Koussevitzky never replied to her.
NAXOS will soon release an album of the music of Florence Price.
The Symphony No. 3 in C Minor of Florence Price is melodic, inflected with Afro-American religious melodies while embracing European tradition yet American in spirit, broadly Romantic, bluesy at times, jazzily syncopated at others. Divided into four movements – a noble opening Andante-Allegro, a slower Andante that welcomes haunting soli from the various woodwind principals, a Juba – a now lively, now sensuous dance of 19th century plantation Blacks – and a rousingly dramatic Scherzo Finale.
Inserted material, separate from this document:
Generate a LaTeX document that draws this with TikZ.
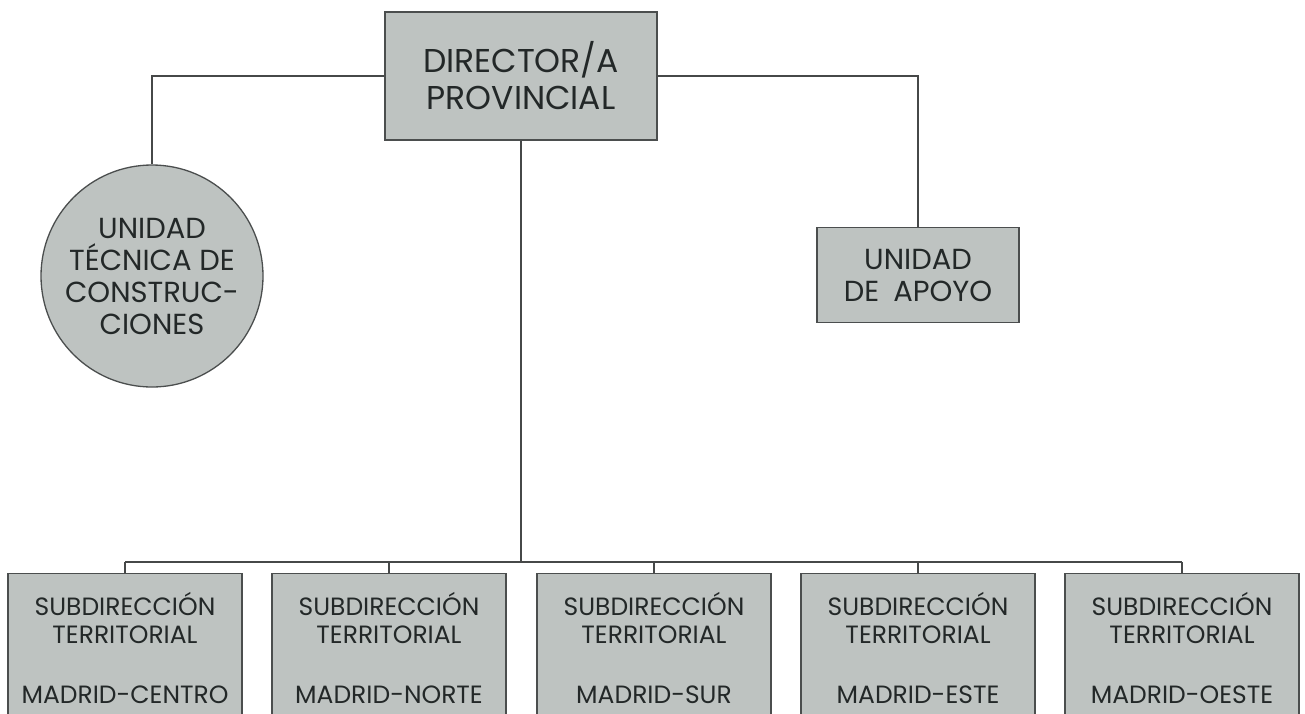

The Mississippi River Suite is even more African-American in spirit and in its use of Afro-American tunes: “Nobody Knows the Trouble I’ve Seen,” “Stand Still, Jordan,” “Go Down, Moses,” and “Deep River”
Price lets us imagine a boat cruising down the Mississippi depicting scenes along the way, evoking sunrise, imitating nature, even summoning images of Native Americans, riffing jazz and blues.
Again, the incomparable ORF Vienna Radio Symphony Orchestra plays this music with complete commitment.
The Arrival of the Negro in America when first brought here as a slave…His Resignation and Faith… His Adaptation: a Fusion of his native and acquired impulses are the titles to the three movements of Florence Price’s suite Ethiopia’s Shadow in America, a 1932 work in which Price continued her exploration of Afro-American music and its integration onto the European orchestral repertoire, here now in its world premiere.
The ORF Vienna Radio Symphony Orchestra led by John Jeter gives this joyful, all-American music its utmost care in elegant and loving readings, all to prove that Florence Price’s long-overdue recognition has finally arrived.